» **Brief**:
Leave out the pictures and repeat the rest of the material exactly.
------ Dataset content
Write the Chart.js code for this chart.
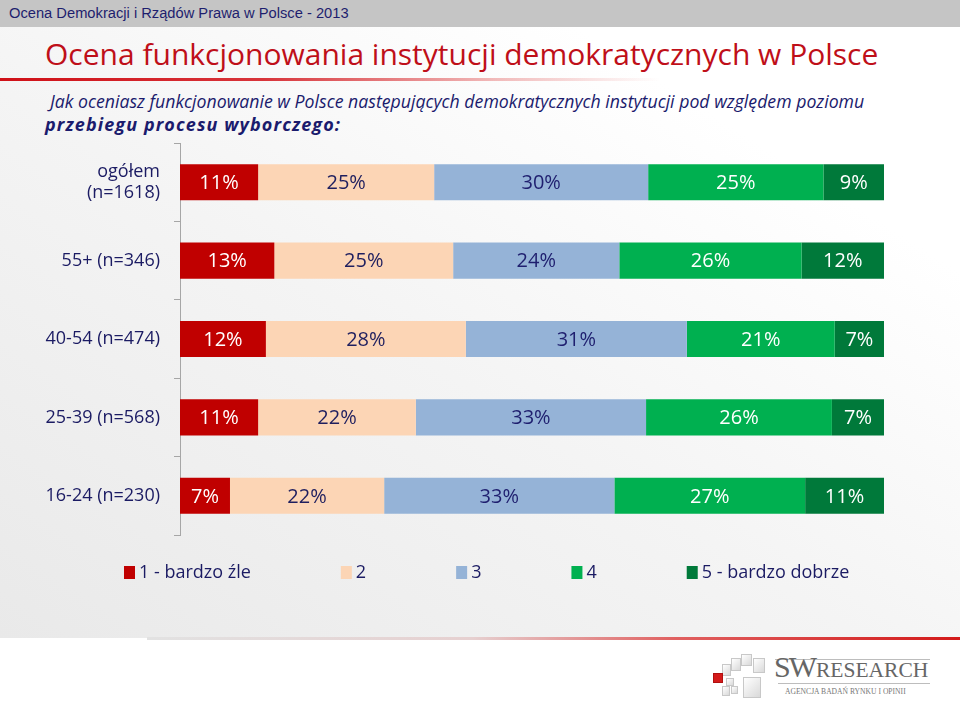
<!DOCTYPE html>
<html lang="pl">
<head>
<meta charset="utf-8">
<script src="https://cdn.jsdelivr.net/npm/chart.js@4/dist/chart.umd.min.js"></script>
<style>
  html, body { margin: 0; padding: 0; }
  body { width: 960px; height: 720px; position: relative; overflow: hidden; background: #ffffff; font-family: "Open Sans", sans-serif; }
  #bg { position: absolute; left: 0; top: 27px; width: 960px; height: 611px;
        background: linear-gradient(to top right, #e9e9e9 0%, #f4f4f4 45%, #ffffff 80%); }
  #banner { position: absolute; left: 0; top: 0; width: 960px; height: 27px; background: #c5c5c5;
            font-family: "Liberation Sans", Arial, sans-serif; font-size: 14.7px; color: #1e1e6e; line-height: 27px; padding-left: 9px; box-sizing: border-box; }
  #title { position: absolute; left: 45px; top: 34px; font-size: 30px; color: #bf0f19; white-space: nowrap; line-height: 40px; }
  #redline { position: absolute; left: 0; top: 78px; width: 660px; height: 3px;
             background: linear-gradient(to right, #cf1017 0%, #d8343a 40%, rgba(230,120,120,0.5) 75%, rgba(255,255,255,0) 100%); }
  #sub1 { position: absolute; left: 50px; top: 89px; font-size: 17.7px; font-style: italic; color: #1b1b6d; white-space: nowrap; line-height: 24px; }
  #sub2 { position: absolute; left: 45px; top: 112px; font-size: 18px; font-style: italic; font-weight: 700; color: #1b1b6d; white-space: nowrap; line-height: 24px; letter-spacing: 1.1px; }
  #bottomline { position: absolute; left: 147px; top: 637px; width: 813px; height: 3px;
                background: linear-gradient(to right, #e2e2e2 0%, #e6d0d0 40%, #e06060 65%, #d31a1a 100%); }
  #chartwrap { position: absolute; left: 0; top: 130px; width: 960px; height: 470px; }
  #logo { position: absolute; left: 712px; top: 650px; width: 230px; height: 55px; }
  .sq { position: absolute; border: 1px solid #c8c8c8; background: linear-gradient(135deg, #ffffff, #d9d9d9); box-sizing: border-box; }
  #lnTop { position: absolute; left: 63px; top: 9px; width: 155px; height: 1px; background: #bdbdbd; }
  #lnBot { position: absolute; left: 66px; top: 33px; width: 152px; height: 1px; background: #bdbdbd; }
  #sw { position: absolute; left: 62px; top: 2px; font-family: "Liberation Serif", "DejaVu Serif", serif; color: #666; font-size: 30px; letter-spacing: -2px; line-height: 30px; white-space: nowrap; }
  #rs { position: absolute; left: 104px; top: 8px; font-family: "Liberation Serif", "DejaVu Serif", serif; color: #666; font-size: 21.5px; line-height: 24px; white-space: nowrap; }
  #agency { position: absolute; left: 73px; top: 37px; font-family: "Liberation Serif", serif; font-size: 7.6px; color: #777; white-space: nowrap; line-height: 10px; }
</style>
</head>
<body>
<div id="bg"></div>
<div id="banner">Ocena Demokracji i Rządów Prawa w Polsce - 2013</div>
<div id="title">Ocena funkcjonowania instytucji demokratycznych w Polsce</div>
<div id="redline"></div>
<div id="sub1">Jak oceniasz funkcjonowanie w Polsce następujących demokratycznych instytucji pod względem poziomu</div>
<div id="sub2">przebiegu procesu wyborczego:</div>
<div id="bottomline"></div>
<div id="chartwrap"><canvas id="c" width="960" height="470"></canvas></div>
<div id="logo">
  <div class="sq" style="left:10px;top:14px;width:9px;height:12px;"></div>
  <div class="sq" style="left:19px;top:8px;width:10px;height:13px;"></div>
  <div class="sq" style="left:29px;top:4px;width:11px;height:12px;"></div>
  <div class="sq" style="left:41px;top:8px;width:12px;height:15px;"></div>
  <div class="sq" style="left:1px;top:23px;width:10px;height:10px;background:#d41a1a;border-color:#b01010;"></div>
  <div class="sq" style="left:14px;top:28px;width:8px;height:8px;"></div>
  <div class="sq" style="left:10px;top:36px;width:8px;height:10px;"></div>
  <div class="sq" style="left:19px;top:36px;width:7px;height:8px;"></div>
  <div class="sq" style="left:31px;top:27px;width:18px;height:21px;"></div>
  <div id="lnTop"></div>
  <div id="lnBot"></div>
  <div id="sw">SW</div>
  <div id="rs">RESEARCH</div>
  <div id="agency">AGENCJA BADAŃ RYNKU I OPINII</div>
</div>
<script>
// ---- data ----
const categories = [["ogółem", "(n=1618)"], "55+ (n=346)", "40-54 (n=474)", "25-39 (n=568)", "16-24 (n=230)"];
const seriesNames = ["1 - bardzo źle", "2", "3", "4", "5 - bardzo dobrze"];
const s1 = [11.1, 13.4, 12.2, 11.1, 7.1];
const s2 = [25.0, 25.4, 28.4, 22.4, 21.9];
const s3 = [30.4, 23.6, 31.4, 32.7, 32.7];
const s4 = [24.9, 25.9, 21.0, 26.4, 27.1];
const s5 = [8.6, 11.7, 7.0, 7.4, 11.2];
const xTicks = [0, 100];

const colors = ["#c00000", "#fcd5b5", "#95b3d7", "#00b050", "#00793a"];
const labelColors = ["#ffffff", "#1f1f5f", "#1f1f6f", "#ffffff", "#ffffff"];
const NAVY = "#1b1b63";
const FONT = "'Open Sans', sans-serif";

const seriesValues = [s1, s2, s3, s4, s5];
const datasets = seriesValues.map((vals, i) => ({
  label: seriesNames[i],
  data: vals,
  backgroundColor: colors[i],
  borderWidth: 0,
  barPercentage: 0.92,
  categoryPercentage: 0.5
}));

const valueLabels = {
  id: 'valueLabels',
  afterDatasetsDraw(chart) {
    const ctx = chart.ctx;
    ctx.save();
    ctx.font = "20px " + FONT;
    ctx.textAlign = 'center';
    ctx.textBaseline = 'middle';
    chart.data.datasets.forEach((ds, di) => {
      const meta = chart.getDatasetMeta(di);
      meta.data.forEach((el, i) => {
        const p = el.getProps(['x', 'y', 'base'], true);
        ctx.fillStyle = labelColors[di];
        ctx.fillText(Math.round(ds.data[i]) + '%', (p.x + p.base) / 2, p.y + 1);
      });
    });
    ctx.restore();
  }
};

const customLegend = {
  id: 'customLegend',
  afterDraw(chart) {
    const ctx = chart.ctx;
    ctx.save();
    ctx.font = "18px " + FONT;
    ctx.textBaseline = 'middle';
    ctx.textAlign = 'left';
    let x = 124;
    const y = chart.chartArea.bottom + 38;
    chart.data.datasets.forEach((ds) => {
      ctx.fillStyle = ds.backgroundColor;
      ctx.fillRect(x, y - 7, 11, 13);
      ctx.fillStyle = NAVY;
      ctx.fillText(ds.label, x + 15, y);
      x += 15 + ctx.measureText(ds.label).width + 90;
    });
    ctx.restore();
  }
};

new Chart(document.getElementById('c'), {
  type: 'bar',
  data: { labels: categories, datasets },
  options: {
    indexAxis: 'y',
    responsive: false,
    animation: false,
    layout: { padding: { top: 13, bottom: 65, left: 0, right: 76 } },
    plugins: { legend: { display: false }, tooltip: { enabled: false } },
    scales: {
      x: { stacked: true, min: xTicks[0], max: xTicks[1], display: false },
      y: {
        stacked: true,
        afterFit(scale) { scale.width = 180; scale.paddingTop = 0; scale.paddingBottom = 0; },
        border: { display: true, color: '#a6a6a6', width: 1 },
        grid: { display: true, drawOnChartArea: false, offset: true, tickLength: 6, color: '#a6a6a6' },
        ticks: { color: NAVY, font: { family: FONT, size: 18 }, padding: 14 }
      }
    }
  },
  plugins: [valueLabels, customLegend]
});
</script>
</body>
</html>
------------
» **Exercise response**:
Write the Chart.js code for this chart.
<!DOCTYPE html>
<html lang="pl">
<head>
<meta charset="utf-8">
<script src="https://cdn.jsdelivr.net/npm/chart.js@4/dist/chart.umd.min.js"></script>
<style>
  html, body { margin: 0; padding: 0; }
  body { width: 960px; height: 720px; position: relative; overflow: hidden; background: #ffffff; font-family: "Open Sans", sans-serif; }
  #bg { position: absolute; left: 0; top: 27px; width: 960px; height: 611px;
        background: linear-gradient(to top right, #e9e9e9 0%, #f4f4f4 45%, #ffffff 80%); }
  #banner { position: absolute; left: 0; top: 0; width: 960px; height: 27px; background: #c5c5c5;
            font-family: "Liberation Sans", Arial, sans-serif; font-size: 14.7px; color: #1e1e6e; line-height: 27px; padding-left: 9px; box-sizing: border-box; }
  #title { position: absolute; left: 45px; top: 34px; font-size: 30px; color: #bf0f19; white-space: nowrap; line-height: 40px; }
  #redline { position: absolute; left: 0; top: 78px; width: 660px; height: 3px;
             background: linear-gradient(to right, #cf1017 0%, #d8343a 40%, rgba(230,120,120,0.5) 75%, rgba(255,255,255,0) 100%); }
  #sub1 { position: absolute; left: 50px; top: 89px; font-size: 17.7px; font-style: italic; color: #1b1b6d; white-space: nowrap; line-height: 24px; }
  #sub2 { position: absolute; left: 45px; top: 112px; font-size: 18px; font-style: italic; font-weight: 700; color: #1b1b6d; white-space: nowrap; line-height: 24px; letter-spacing: 1.1px; }
  #bottomline { position: absolute; left: 147px; top: 637px; width: 813px; height: 3px;
                background: linear-gradient(to right, #e2e2e2 0%, #e6d0d0 40%, #e06060 65%, #d31a1a 100%); }
  #chartwrap { position: absolute; left: 0; top: 130px; width: 960px; height: 470px; }
  #logo { position: absolute; left: 712px; top: 650px; width: 230px; height: 55px; }
  .sq { position: absolute; border: 1px solid #c8c8c8; background: linear-gradient(135deg, #ffffff, #d9d9d9); box-sizing: border-box; }
  #lnTop { position: absolute; left: 63px; top: 9px; width: 155px; height: 1px; background: #bdbdbd; }
  #lnBot { position: absolute; left: 66px; top: 33px; width: 152px; height: 1px; background: #bdbdbd; }
  #sw { position: absolute; left: 62px; top: 2px; font-family: "Liberation Serif", "DejaVu Serif", serif; color: #666; font-size: 30px; letter-spacing: -2px; line-height: 30px; white-space: nowrap; }
  #rs { position: absolute; left: 104px; top: 8px; font-family: "Liberation Serif", "DejaVu Serif", serif; color: #666; font-size: 21.5px; line-height: 24px; white-space: nowrap; }
  #agency { position: absolute; left: 73px; top: 37px; font-family: "Liberation Serif", serif; font-size: 7.6px; color: #777; white-space: nowrap; line-height: 10px; }
</style>
</head>
<body>
<div id="bg"></div>
<div id="banner">Ocena Demokracji i Rządów Prawa w Polsce - 2013</div>
<div id="title">Ocena funkcjonowania instytucji demokratycznych w Polsce</div>
<div id="redline"></div>
<div id="sub1">Jak oceniasz funkcjonowanie w Polsce następujących demokratycznych instytucji pod względem poziomu</div>
<div id="sub2">przebiegu procesu wyborczego:</div>
<div id="bottomline"></div>
<div id="chartwrap"><canvas id="c" width="960" height="470"></canvas></div>
<div id="logo">
  <div class="sq" style="left:10px;top:14px;width:9px;height:12px;"></div>
  <div class="sq" style="left:19px;top:8px;width:10px;height:13px;"></div>
  <div class="sq" style="left:29px;top:4px;width:11px;height:12px;"></div>
  <div class="sq" style="left:41px;top:8px;width:12px;height:15px;"></div>
  <div class="sq" style="left:1px;top:23px;width:10px;height:10px;background:#d41a1a;border-color:#b01010;"></div>
  <div class="sq" style="left:14px;top:28px;width:8px;height:8px;"></div>
  <div class="sq" style="left:10px;top:36px;width:8px;height:10px;"></div>
  <div class="sq" style="left:19px;top:36px;width:7px;height:8px;"></div>
  <div class="sq" style="left:31px;top:27px;width:18px;height:21px;"></div>
  <div id="lnTop"></div>
  <div id="lnBot"></div>
  <div id="sw">SW</div>
  <div id="rs">RESEARCH</div>
  <div id="agency">AGENCJA BADAŃ RYNKU I OPINII</div>
</div>
<script>
// ---- data ----
const categories = [["ogółem", "(n=1618)"], "55+ (n=346)", "40-54 (n=474)", "25-39 (n=568)", "16-24 (n=230)"];
const seriesNames = ["1 - bardzo źle", "2", "3", "4", "5 - bardzo dobrze"];
const s1 = [11.1, 13.4, 12.2, 11.1, 7.1];
const s2 = [25.0, 25.4, 28.4, 22.4, 21.9];
const s3 = [30.4, 23.6, 31.4, 32.7, 32.7];
const s4 = [24.9, 25.9, 21.0, 26.4, 27.1];
const s5 = [8.6, 11.7, 7.0, 7.4, 11.2];
const xTicks = [0, 100];

const colors = ["#c00000", "#fcd5b5", "#95b3d7", "#00b050", "#00793a"];
const labelColors = ["#ffffff", "#1f1f5f", "#1f1f6f", "#ffffff", "#ffffff"];
const NAVY = "#1b1b63";
const FONT = "'Open Sans', sans-serif";

const seriesValues = [s1, s2, s3, s4, s5];
const datasets = seriesValues.map((vals, i) => ({
  label: seriesNames[i],
  data: vals,
  backgroundColor: colors[i],
  borderWidth: 0,
  barPercentage: 0.92,
  categoryPercentage: 0.5
}));

const valueLabels = {
  id: 'valueLabels',
  afterDatasetsDraw(chart) {
    const ctx = chart.ctx;
    ctx.save();
    ctx.font = "20px " + FONT;
    ctx.textAlign = 'center';
    ctx.textBaseline = 'middle';
    chart.data.datasets.forEach((ds, di) => {
      const meta = chart.getDatasetMeta(di);
      meta.data.forEach((el, i) => {
        const p = el.getProps(['x', 'y', 'base'], true);
        ctx.fillStyle = labelColors[di];
        ctx.fillText(Math.round(ds.data[i]) + '%', (p.x + p.base) / 2, p.y + 1);
      });
    });
    ctx.restore();
  }
};

const customLegend = {
  id: 'customLegend',
  afterDraw(chart) {
    const ctx = chart.ctx;
    ctx.save();
    ctx.font = "18px " + FONT;
    ctx.textBaseline = 'middle';
    ctx.textAlign = 'left';
    let x = 124;
    const y = chart.chartArea.bottom + 38;
    chart.data.datasets.forEach((ds) => {
      ctx.fillStyle = ds.backgroundColor;
      ctx.fillRect(x, y - 7, 11, 13);
      ctx.fillStyle = NAVY;
      ctx.fillText(ds.label, x + 15, y);
      x += 15 + ctx.measureText(ds.label).width + 90;
    });
    ctx.restore();
  }
};

new Chart(document.getElementById('c'), {
  type: 'bar',
  data: { labels: categories, datasets },
  options: {
    indexAxis: 'y',
    responsive: false,
    animation: false,
    layout: { padding: { top: 13, bottom: 65, left: 0, right: 76 } },
    plugins: { legend: { display: false }, tooltip: { enabled: false } },
    scales: {
      x: { stacked: true, min: xTicks[0], max: xTicks[1], display: false },
      y: {
        stacked: true,
        afterFit(scale) { scale.width = 180; scale.paddingTop = 0; scale.paddingBottom = 0; },
        border: { display: true, color: '#a6a6a6', width: 1 },
        grid: { display: true, drawOnChartArea: false, offset: true, tickLength: 6, color: '#a6a6a6' },
        ticks: { color: NAVY, font: { family: FONT, size: 18 }, padding: 14 }
      }
    }
  },
  plugins: [valueLabels, customLegend]
});
</script>
</body>
</html>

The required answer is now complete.